### Task prompt
Leave the pictures out and copy exactly the lines from the line containing "Emit a web page" to the line containing "const pxPerY = (H", both lines included.

### Dataset content
Start

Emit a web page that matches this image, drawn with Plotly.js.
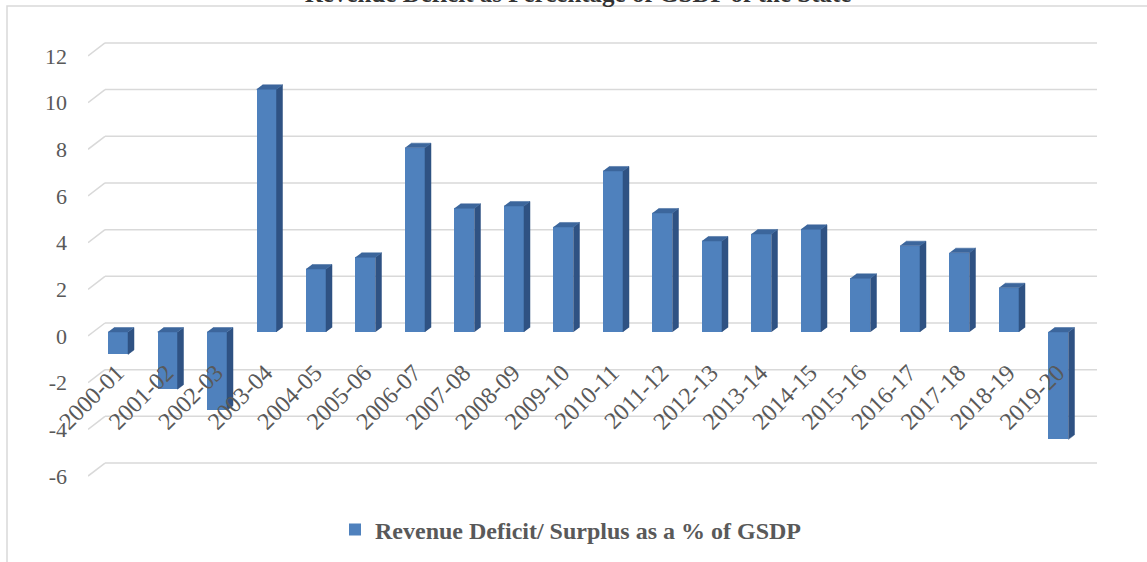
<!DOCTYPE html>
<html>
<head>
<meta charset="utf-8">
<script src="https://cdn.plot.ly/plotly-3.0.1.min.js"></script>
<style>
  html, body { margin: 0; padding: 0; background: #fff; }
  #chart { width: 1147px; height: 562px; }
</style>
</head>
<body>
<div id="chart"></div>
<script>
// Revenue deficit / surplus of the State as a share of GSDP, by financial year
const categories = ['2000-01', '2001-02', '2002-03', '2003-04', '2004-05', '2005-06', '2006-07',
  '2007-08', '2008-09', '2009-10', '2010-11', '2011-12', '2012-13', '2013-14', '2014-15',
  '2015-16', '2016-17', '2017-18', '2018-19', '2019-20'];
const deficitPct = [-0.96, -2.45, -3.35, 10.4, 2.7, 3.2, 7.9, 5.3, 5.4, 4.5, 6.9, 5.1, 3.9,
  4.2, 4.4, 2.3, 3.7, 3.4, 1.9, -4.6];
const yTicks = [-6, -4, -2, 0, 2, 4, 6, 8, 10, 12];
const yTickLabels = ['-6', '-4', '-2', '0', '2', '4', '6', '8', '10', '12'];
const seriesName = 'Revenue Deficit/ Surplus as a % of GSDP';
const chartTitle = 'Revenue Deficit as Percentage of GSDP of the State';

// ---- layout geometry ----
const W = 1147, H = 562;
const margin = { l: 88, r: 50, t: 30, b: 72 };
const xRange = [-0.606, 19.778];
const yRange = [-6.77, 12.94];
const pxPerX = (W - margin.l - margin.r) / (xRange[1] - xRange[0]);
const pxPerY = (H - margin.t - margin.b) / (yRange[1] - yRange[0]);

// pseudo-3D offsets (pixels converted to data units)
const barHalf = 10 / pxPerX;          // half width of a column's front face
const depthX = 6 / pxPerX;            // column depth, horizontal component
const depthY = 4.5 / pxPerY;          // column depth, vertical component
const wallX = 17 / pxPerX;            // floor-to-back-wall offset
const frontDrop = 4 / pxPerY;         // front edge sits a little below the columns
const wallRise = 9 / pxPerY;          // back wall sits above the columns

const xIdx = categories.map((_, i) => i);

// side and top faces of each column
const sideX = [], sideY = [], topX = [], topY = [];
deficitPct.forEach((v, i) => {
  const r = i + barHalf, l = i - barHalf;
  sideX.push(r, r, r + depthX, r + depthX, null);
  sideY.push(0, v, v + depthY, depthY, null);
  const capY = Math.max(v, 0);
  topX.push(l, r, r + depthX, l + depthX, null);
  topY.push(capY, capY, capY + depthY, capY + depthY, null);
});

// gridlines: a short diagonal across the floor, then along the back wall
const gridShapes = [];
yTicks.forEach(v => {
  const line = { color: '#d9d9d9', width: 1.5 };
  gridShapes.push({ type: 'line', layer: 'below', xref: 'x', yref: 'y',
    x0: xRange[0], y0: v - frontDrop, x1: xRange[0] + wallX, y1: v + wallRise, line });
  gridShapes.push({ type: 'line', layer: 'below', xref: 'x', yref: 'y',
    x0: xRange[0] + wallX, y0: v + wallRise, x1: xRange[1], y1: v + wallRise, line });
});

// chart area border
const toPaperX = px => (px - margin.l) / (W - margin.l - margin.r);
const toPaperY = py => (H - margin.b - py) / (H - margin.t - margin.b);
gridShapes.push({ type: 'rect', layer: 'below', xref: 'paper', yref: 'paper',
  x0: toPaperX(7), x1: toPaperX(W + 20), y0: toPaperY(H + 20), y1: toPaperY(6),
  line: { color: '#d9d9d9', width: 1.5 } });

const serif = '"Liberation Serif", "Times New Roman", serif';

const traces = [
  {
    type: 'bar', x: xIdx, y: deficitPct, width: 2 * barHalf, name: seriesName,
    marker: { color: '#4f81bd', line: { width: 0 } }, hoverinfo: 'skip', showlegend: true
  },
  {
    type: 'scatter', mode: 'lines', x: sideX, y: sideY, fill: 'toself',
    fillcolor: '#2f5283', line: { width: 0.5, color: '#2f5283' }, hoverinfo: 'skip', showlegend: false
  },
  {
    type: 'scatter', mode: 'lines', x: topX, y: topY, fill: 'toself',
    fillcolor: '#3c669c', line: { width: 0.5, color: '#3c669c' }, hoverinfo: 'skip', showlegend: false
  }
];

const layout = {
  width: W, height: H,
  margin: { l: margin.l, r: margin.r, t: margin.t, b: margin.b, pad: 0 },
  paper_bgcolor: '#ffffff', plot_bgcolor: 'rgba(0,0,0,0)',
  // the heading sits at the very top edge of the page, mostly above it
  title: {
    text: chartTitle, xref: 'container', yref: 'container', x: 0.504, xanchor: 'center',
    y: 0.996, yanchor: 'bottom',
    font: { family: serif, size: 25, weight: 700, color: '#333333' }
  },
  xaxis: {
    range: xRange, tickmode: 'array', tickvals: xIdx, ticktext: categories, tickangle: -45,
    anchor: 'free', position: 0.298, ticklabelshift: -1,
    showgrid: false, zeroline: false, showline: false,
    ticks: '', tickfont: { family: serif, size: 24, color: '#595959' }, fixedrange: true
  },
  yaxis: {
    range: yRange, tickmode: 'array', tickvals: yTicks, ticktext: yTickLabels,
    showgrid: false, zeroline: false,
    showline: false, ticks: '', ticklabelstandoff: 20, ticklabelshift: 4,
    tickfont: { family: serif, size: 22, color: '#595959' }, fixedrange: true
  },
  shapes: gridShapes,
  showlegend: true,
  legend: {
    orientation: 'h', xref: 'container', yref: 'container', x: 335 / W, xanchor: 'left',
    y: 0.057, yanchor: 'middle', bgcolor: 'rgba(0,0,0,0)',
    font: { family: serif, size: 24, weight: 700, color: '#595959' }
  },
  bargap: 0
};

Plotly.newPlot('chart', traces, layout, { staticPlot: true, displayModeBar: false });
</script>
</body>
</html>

End
Start

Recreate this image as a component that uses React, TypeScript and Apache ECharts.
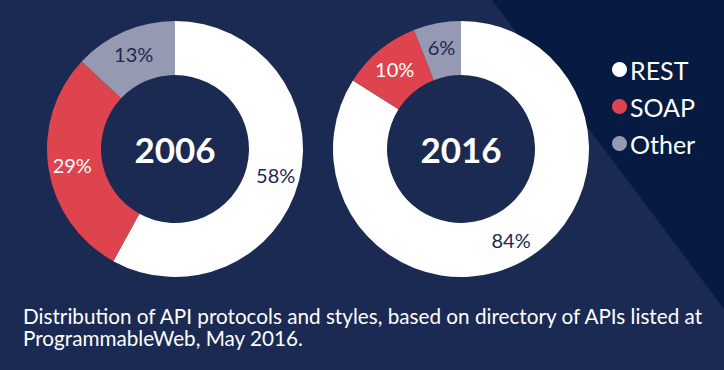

End

### Answer for this exercise
Emit a web page that matches this image, drawn with Plotly.js.
<!DOCTYPE html>
<html>
<head>
<meta charset="utf-8">
<script src="https://cdn.plot.ly/plotly-3.0.1.min.js"></script>
<style>
  html, body { margin: 0; padding: 0; background: #fff; }
  #chart { width: 1147px; height: 562px; }
</style>
</head>
<body>
<div id="chart"></div>
<script>
// Revenue deficit / surplus of the State as a share of GSDP, by financial year
const categories = ['2000-01', '2001-02', '2002-03', '2003-04', '2004-05', '2005-06', '2006-07',
  '2007-08', '2008-09', '2009-10', '2010-11', '2011-12', '2012-13', '2013-14', '2014-15',
  '2015-16', '2016-17', '2017-18', '2018-19', '2019-20'];
const deficitPct = [-0.96, -2.45, -3.35, 10.4, 2.7, 3.2, 7.9, 5.3, 5.4, 4.5, 6.9, 5.1, 3.9,
  4.2, 4.4, 2.3, 3.7, 3.4, 1.9, -4.6];
const yTicks = [-6, -4, -2, 0, 2, 4, 6, 8, 10, 12];
const yTickLabels = ['-6', '-4', '-2', '0', '2', '4', '6', '8', '10', '12'];
const seriesName = 'Revenue Deficit/ Surplus as a % of GSDP';
const chartTitle = 'Revenue Deficit as Percentage of GSDP of the State';

// ---- layout geometry ----
const W = 1147, H = 562;
const margin = { l: 88, r: 50, t: 30, b: 72 };
const xRange = [-0.606, 19.778];
const yRange = [-6.77, 12.94];
const pxPerX = (W - margin.l - margin.r) / (xRange[1] - xRange[0]);
const pxPerY = (H - margin.t - margin.b) / (yRange[1] - yRange[0]);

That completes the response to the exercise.